--- start ---

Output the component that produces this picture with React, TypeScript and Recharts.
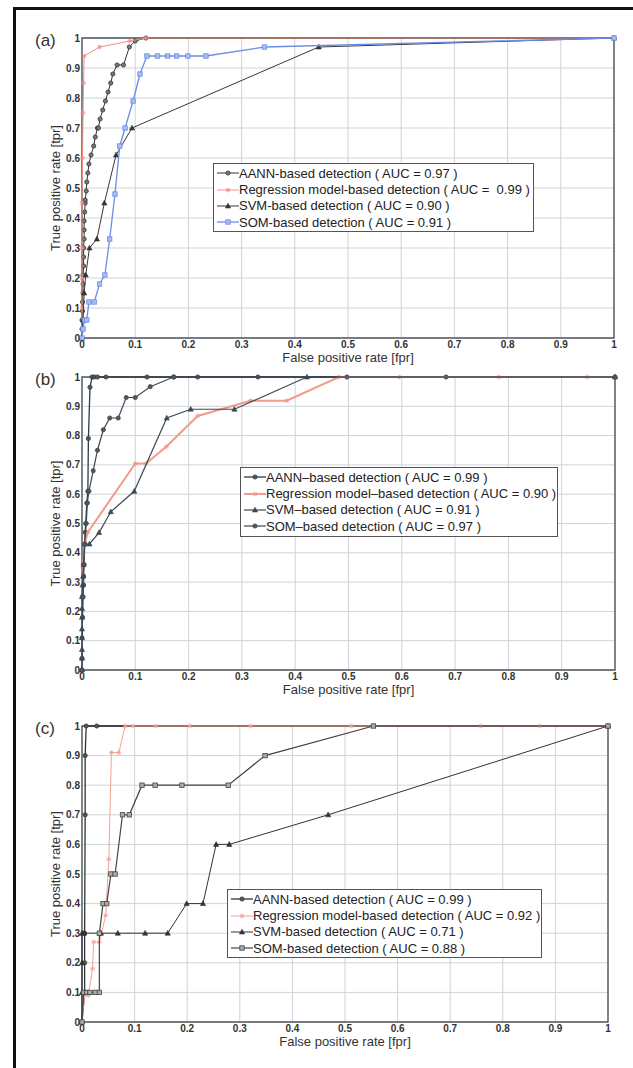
import React from "react";
import { ScatterChart, Scatter, XAxis, YAxis, CartesianGrid, ReferenceArea, Label } from "recharts";

const TICKS = [0, 0.1, 0.2, 0.3, 0.4, 0.5, 0.6, 0.7, 0.8, 0.9, 1];

type Pt = [number, number]; // [fpr, tpr]

// ---- panel (a)
const aAann: Pt[] = [
  [0, 0], [0, 0.03], [0, 0.06], [0.001, 0.09], [0.001, 0.12], [0.002, 0.15], [0.002, 0.18], [0.002, 0.21],
  [0.003, 0.24], [0.003, 0.27], [0.003, 0.3], [0.004, 0.33], [0.004, 0.36], [0.004, 0.39], [0.005, 0.42],
  [0.006, 0.45], [0.006, 0.46], [0.008, 0.49], [0.009, 0.52], [0.011, 0.55], [0.013, 0.58], [0.017, 0.61],
  [0.022, 0.64], [0.025, 0.67], [0.029, 0.7], [0.031, 0.7], [0.034, 0.73], [0.039, 0.76], [0.044, 0.79],
  [0.049, 0.82], [0.054, 0.85], [0.058, 0.88], [0.066, 0.91], [0.078, 0.91], [0.089, 0.97], [0.1, 0.99],
  [0.12, 1], [1, 1],
];
const aReg: Pt[] = [
  [0, 0], [0, 0.1], [0, 0.2], [0, 0.3], [0, 0.45], [0.001, 0.6], [0.002, 0.75], [0.003, 0.85], [0.004, 0.94],
  [0.033, 0.97], [0.09, 0.99], [0.12, 1], [1, 1],
];
const aSvm: Pt[] = [
  [0, 0], [0.002, 0.06], [0.004, 0.15], [0.007, 0.21], [0.014, 0.3], [0.028, 0.33], [0.042, 0.45],
  [0.064, 0.61], [0.094, 0.7], [0.445, 0.97], [1, 1],
];
const aSom: Pt[] = [
  [0, 0], [0.002, 0.03], [0.005, 0.06], [0.009, 0.06], [0.013, 0.12], [0.023, 0.12], [0.033, 0.18],
  [0.043, 0.21], [0.052, 0.33], [0.062, 0.48], [0.071, 0.64], [0.081, 0.7], [0.096, 0.79], [0.109, 0.88],
  [0.122, 0.94], [0.142, 0.94], [0.161, 0.94], [0.178, 0.94], [0.199, 0.94], [0.233, 0.94], [0.343, 0.97], [1, 1],
];

// ---- panel (b)
const bAann: Pt[] = [
  [0, 0], [0, 0.04], [0, 0.11], [0.001, 0.18], [0.002, 0.25], [0.003, 0.29], [0.003, 0.32], [0.004, 0.36],
  [0.005, 0.43], [0.006, 0.47], [0.007, 0.5], [0.009, 0.57], [0.011, 0.61], [0.012, 0.79], [0.015, 0.965],
  [0.019, 1], [0.023, 1], [0.029, 1], [0.045, 1], [0.122, 1], [0.172, 1], [0.217, 1], [0.33, 1], [0.497, 1],
  [0.683, 1], [1, 1],
];
const bReg: Pt[] = [
  [0, 0], [0, 0.25], [0.002, 0.36], [0.005, 0.43], [0.011, 0.47], [0.1, 0.705], [0.12, 0.705], [0.158, 0.762],
  [0.217, 0.867], [0.316, 0.919], [0.384, 0.919], [0.482, 1], [0.596, 1], [0.782, 1], [0.948, 1], [1, 1],
];
const bSvm: Pt[] = [
  [0, 0], [0, 0.04], [0, 0.07], [0, 0.11], [0, 0.14], [0, 0.18], [0, 0.21], [0, 0.25], [0.001, 0.29],
  [0.002, 0.32], [0.003, 0.36], [0.005, 0.43], [0.014, 0.43], [0.032, 0.469], [0.054, 0.54], [0.098, 0.61],
  [0.159, 0.86], [0.204, 0.89], [0.286, 0.89], [0.422, 1], [1, 1],
];
const bSom: Pt[] = [
  [0, 0], [0.001, 0.25], [0.003, 0.36], [0.005, 0.43], [0.008, 0.5], [0.01, 0.57], [0.013, 0.61], [0.021, 0.68],
  [0.029, 0.75], [0.04, 0.82], [0.052, 0.86], [0.068, 0.86], [0.083, 0.93], [0.1, 0.93], [0.128, 0.967],
  [0.172, 1], [1, 1],
];

// ---- panel (c)
const cAann: Pt[] = [
  [0, 0], [0.005, 0.1], [0.005, 0.2], [0.005, 0.3], [0.006, 0.7], [0.006, 0.9], [0.008, 1], [0.028, 1], [1, 1],
];
const cReg: Pt[] = [
  [0, 0], [0.005, 0.09], [0.012, 0.09], [0.02, 0.18], [0.022, 0.27], [0.033, 0.27], [0.045, 0.36], [0.051, 0.55],
  [0.056, 0.91], [0.07, 0.91], [0.082, 1], [0.097, 1], [0.14, 1], [0.205, 1], [0.32, 1], [0.512, 1], [0.758, 1],
  [0.87, 1], [1, 1],
];
const cSvm: Pt[] = [
  [0, 0], [0, 0.1], [0, 0.2], [0, 0.3], [0.004, 0.3], [0.036, 0.3], [0.068, 0.3], [0.12, 0.3], [0.163, 0.3],
  [0.199, 0.4], [0.23, 0.4], [0.255, 0.6], [0.28, 0.6], [0.468, 0.7], [1, 1],
];
const cSom: Pt[] = [
  [0, 0], [0.003, 0.1], [0.009, 0.1], [0.015, 0.1], [0.025, 0.1], [0.033, 0.1], [0.033, 0.3], [0.04, 0.4],
  [0.047, 0.4], [0.055, 0.5], [0.063, 0.5], [0.077, 0.7], [0.09, 0.7], [0.114, 0.8], [0.139, 0.8], [0.19, 0.8],
  [0.278, 0.8], [0.348, 0.9], [0.554, 1], [1, 1],
];

const LABELS_A = [
  "AANN-based detection ( AUC = 0.97 )",
  "Regression model-based detection ( AUC =  0.99 )",
  "SVM-based detection ( AUC = 0.90 )",
  "SOM-based detection ( AUC = 0.91 )",
];
const LABELS_B = [
  "AANN–based detection ( AUC = 0.99 )",
  "Regression model–based detection ( AUC = 0.90 )",
  "SVM–based detection ( AUC = 0.91 )",
  "SOM–based detection ( AUC = 0.97 )",
];
const LABELS_C = [
  "AANN-based detection ( AUC = 0.99 )",
  "Regression model-based detection ( AUC = 0.92 )",
  "SVM-based detection ( AUC = 0.71 )",
  "SOM-based detection ( AUC = 0.88 )",
];

type Kind = "circle" | "star" | "triangle" | "square";
interface Series {
  name: string;
  data: Pt[];
  color: string;
  width: number;
  kind: Kind;
  fill: string;
}

const FONT = "'Liberation Sans', Arial, Helvetica, sans-serif";
const SALMON = "#f2907f";

function Marker({ kind, cx, cy, stroke, fill }: { kind: Kind; cx?: number; cy?: number; stroke: string; fill: string }) {
  if (cx == null || cy == null) return null;
  if (kind === "circle") return <circle cx={cx} cy={cy} r={2.1} fill={fill} stroke={stroke} strokeWidth={0.8} />;
  if (kind === "square")
    return <rect x={cx - 2.2} y={cy - 2.2} width={4.4} height={4.4} fill={fill} stroke={stroke} strokeWidth={0.8} />;
  if (kind === "triangle")
    return (
      <polygon
        points={`${cx},${cy - 2.8} ${cx - 2.6},${cy + 2} ${cx + 2.6},${cy + 2}`}
        fill={fill}
        stroke={stroke}
        strokeWidth={0.6}
      />
    );
  const s = 2.4;
  return (
    <g stroke={stroke} strokeWidth={0.9}>
      <line x1={cx - s} y1={cy} x2={cx + s} y2={cy} />
      <line x1={cx} y1={cy - s} x2={cx} y2={cy + s} />
      <line x1={cx - s * 0.7} y1={cy - s * 0.7} x2={cx + s * 0.7} y2={cy + s * 0.7} />
      <line x1={cx - s * 0.7} y1={cy + s * 0.7} x2={cx + s * 0.7} y2={cy - s * 0.7} />
    </g>
  );
}

function makeSeries(labels: string[], data: Pt[][], styles: Omit<Series, "name" | "data">[]): Series[] {
  return labels.map((name, i) => ({ name, data: data[i], ...styles[i] }));
}

const seriesA = makeSeries(LABELS_A, [aAann, aReg, aSvm, aSom], [
  { color: "#333333", width: 1, kind: "circle", fill: "#777" },
  { color: SALMON, width: 1, kind: "star", fill: SALMON },
  { color: "#383838", width: 1, kind: "triangle", fill: "#333" },
  { color: "#6b8de6", width: 1.3, kind: "square", fill: "#a9bdf0" },
]);
const seriesB = makeSeries(LABELS_B, [bAann, bReg, bSvm, bSom], [
  { color: "#2f3a44", width: 1.3, kind: "circle", fill: "#555" },
  { color: "#f39a8d", width: 2, kind: "star", fill: "#f39a8d" },
  { color: "#3a4955", width: 1.2, kind: "triangle", fill: "#3a4955" },
  { color: "#3a4955", width: 1.2, kind: "circle", fill: "#555" },
]);
const seriesC = makeSeries(LABELS_C, [cAann, cReg, cSvm, cSom], [
  { color: "#333333", width: 1.3, kind: "circle", fill: "#555" },
  { color: "#f4a192", width: 1, kind: "star", fill: "#f4a192" },
  { color: "#333333", width: 1, kind: "triangle", fill: "#333" },
  { color: "#444444", width: 1.2, kind: "square", fill: "#aaa" },
]);

interface PanelProps {
  tag: string;
  top: number;
  plotW: number;
  plotH: number;
  series: Series[];
  legend: { left: number; top: number; width: number; height: number };
}

const Y_AXIS_W = 82;
const X_AXIS_H = 32;
const M_TOP = 12;

function RocPanel({ tag, top, plotW, plotH, series, legend }: PanelProps) {
  const width = Y_AXIS_W + plotW + 12;
  const height = M_TOP + plotH + X_AXIS_H;
  const tickStyle = { fontSize: 10, fill: "#333", fontWeight: 700, fontFamily: FONT };
  return (
    <>
      <div style={{ position: "absolute", left: 0, top: top - M_TOP, width, height }}>
        <ScatterChart width={width} height={height} margin={{ top: M_TOP, right: 12, bottom: 0, left: 0 }}>
          <CartesianGrid stroke="#cfd3d7" strokeWidth={1} />
          <XAxis
            type="number"
            dataKey="x"
            domain={[0, 1]}
            ticks={TICKS}
            interval={0}
            tickSize={0}
            tickMargin={3}
            axisLine={false}
            tick={tickStyle}
            height={X_AXIS_H}
          >
            <Label
              value="False positive rate [fpr]"
              position="insideBottom"
              offset={8}
              style={{ fontSize: 13, fill: "#333", fontFamily: FONT }}
            />
          </XAxis>
          <YAxis
            type="number"
            dataKey="y"
            domain={[0, 1]}
            ticks={TICKS}
            interval={0}
            tickSize={0}
            tickMargin={2}
            axisLine={false}
            tick={tickStyle}
            width={Y_AXIS_W}
          >
            <Label
              value="True positive rate [tpr]"
              angle={-90}
              position="insideLeft"
              offset={55}
              style={{ fontSize: 13, fill: "#333", fontFamily: FONT, textAnchor: "middle" }}
            />
          </YAxis>
          <ReferenceArea x1={0} x2={1} y1={0} y2={1} fill="none" stroke="#4f5964" strokeWidth={1.4} ifOverflow="visible" />
          {series.map((s) => (
            <Scatter
              key={s.name}
              name={s.name}
              data={s.data.map(([x, y]) => ({ x, y }))}
              line={{ stroke: s.color, strokeWidth: s.width }}
              lineType="joint"
              fill={s.fill}
              shape={(p: any) => <Marker kind={s.kind} cx={p.cx} cy={p.cy} stroke={s.color} fill={s.fill} />}
              isAnimationActive={false}
            />
          ))}
        </ScatterChart>
      </div>
      <div
        style={{
          position: "absolute",
          left: 35,
          top: top - 7,
          fontFamily: FONT,
          fontSize: 17,
          lineHeight: "20px",
          color: "#333",
        }}
      >
        {tag}
      </div>
      <div
        style={{
          position: "absolute",
          left: legend.left,
          top: legend.top,
          width: legend.width,
          height: legend.height,
          boxSizing: "border-box",
          border: "1.5px solid #555",
          background: "#fff",
          padding: "1px 0 0 3px",
        }}
      >
        {series.map((s) => (
          <div key={s.name} style={{ display: "flex", alignItems: "center", height: 16.4 }}>
            <svg width={22} height={14} style={{ flex: "none" }}>
              <line x1={0} y1={7} x2={22} y2={7} stroke={s.color} strokeWidth={s.width} />
              <Marker kind={s.kind} cx={11} cy={7} stroke={s.color} fill={s.fill} />
            </svg>
            <span
              style={{
                fontFamily: FONT,
                fontSize: 13,
                color: "#222",
                whiteSpace: "pre",
                lineHeight: "15px",
              }}
            >
              {s.name}
            </span>
          </div>
        ))}
      </div>
    </>
  );
}

export default function App() {
  return (
    <div
      style={{
        position: "absolute",
        left: 0,
        top: 0,
        width: 633,
        height: 1068,
        background: "#fff",
        overflow: "hidden",
      }}
    >
      <div
        style={{
          position: "absolute",
          left: 13,
          top: 7,
          width: 640,
          height: 1080,
          borderLeft: "3px solid #111",
          borderTop: "3px solid #111",
        }}
      />
      <RocPanel tag="(a)" top={38} plotW={532} plotH={300} series={seriesA} legend={{ left: 213, top: 163, width: 321, height: 69 }} />
      <RocPanel tag="(b)" top={377} plotW={533} plotH={293} series={seriesB} legend={{ left: 240, top: 467, width: 318, height: 70 }} />
      <RocPanel tag="(c)" top={726} plotW={526} plotH={296} series={seriesC} legend={{ left: 227, top: 889, width: 315, height: 69 }} />
    </div>
  );
}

--- end ---

Everything from the first line of the listing above through the line that contains "type Pt = [number, number]; // [fpr, tpr]" is to be restated word for word, minus the pictures.

== RESPONSE TO THIS TASK ==
Output the component that produces this picture with React, TypeScript and Recharts.
import React from "react";
import { ScatterChart, Scatter, XAxis, YAxis, CartesianGrid, ReferenceArea, Label } from "recharts";

const TICKS = [0, 0.1, 0.2, 0.3, 0.4, 0.5, 0.6, 0.7, 0.8, 0.9, 1];

type Pt = [number, number]; // [fpr, tpr]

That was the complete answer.